Hurricane Nana has made landfall in Belize and is now pushing across Guatemala as a tropical depression
PUNTA GORDA, Belize — Hurricane Nana made landfall in Belize, pelting a relatively sparsely populated stretch of the country’s coast with heavy rain and wind, before weakening to a tropical depression while pushing across Guatemala on Thursday.
The U.S. National Hurricane Center reported that Nana hit land between the coastal towns of Dangriga and Placencia shortly after midnight at an area around 50 miles (80 kilometers) south of Belize City with maximum sustained winds of 75 mph (120 kph), making it barely a hurricane. The storm was moving westward at 15 mph (24 kph).
Later, Nana weakened to a tropical depression with maximum sustained winds near 35 mph (55 kph). It was centered about 220 miles (350 kilometers) west-northwest of Belize City and neared the border with Mexico.
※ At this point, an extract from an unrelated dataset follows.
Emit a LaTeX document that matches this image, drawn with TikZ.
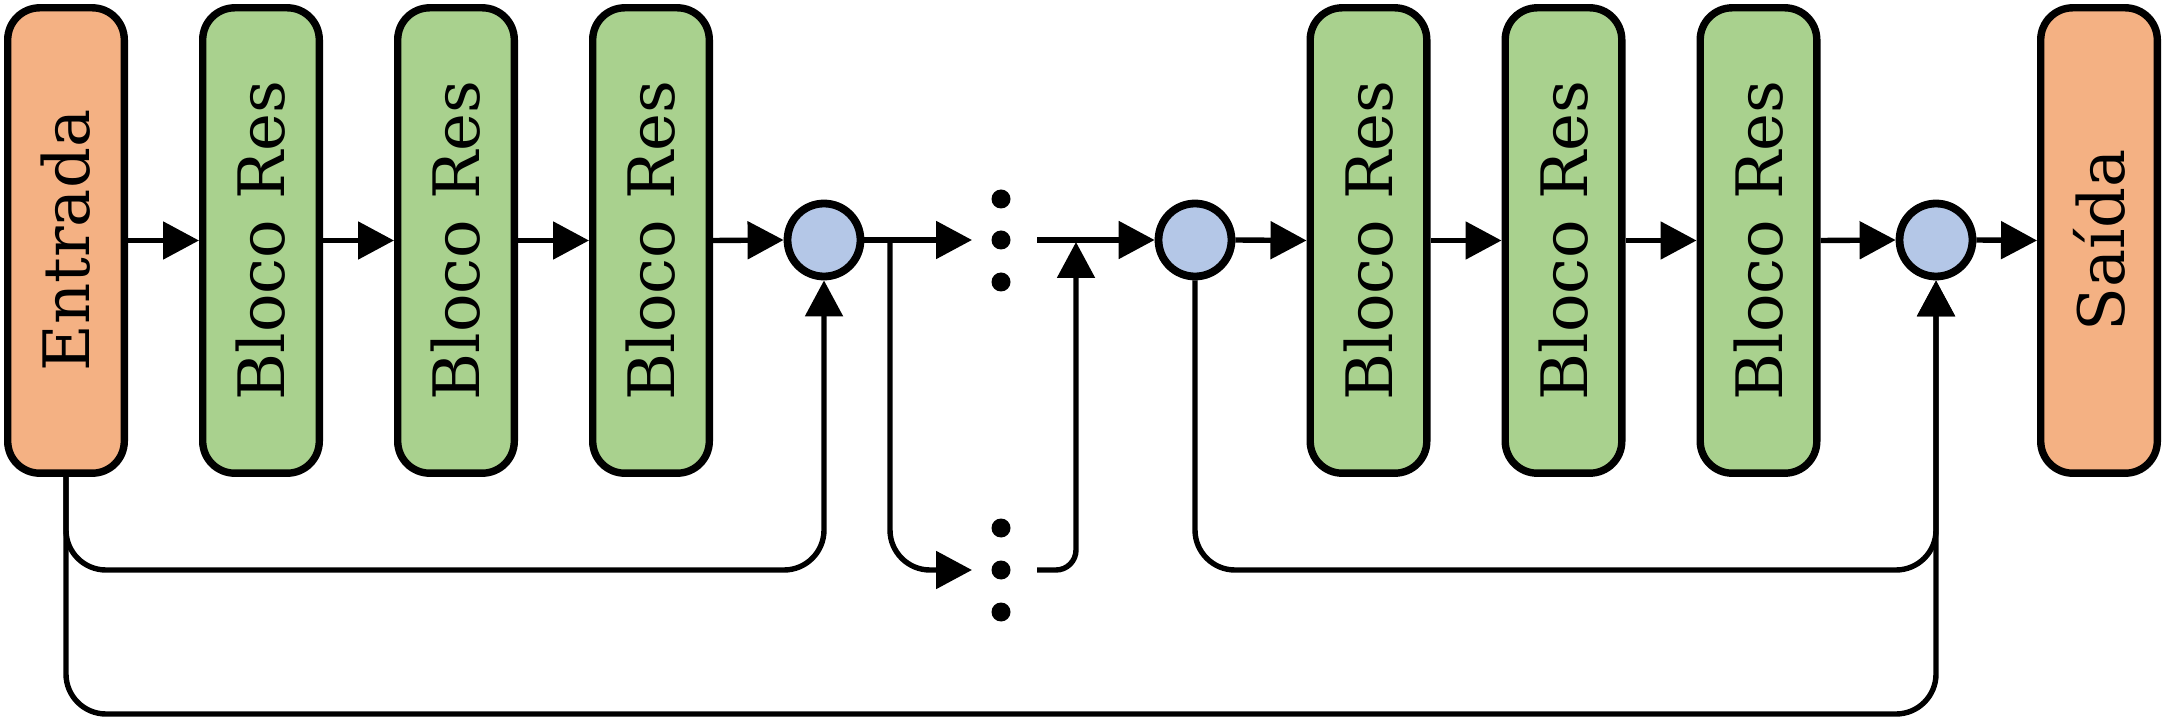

Guatemala reported heavy rains, especially along its border with Mexico. The country’s national disaster coordinator reported no deaths and said no one had been moved to shelters.
Forecasters said it was unlikely to restrengthen after emerging over the Pacific.
Belize authorities did not report any injuries. More than 4,000 people, primarily in the south of the country, moved to government shelters.
Belize Red Cross Director General Lily Bowman said teams were assessing damages across the country, but so far unconfirmed reports indicated the worst impact was on banana plantations.
“People were in full preparedness mode for this storm and activated their emergency plans so since it was not a big storm and the damage is contained and minimal in most areas it can be considered a good simulation,” she said.
Thousands of people stocked up on food, water and construction materials Wednesday ahead of the landfall. Long lines stretched through supermarkets and hardware store shelves were nearly bare as residents of Belize bought materials to board up windows and doors.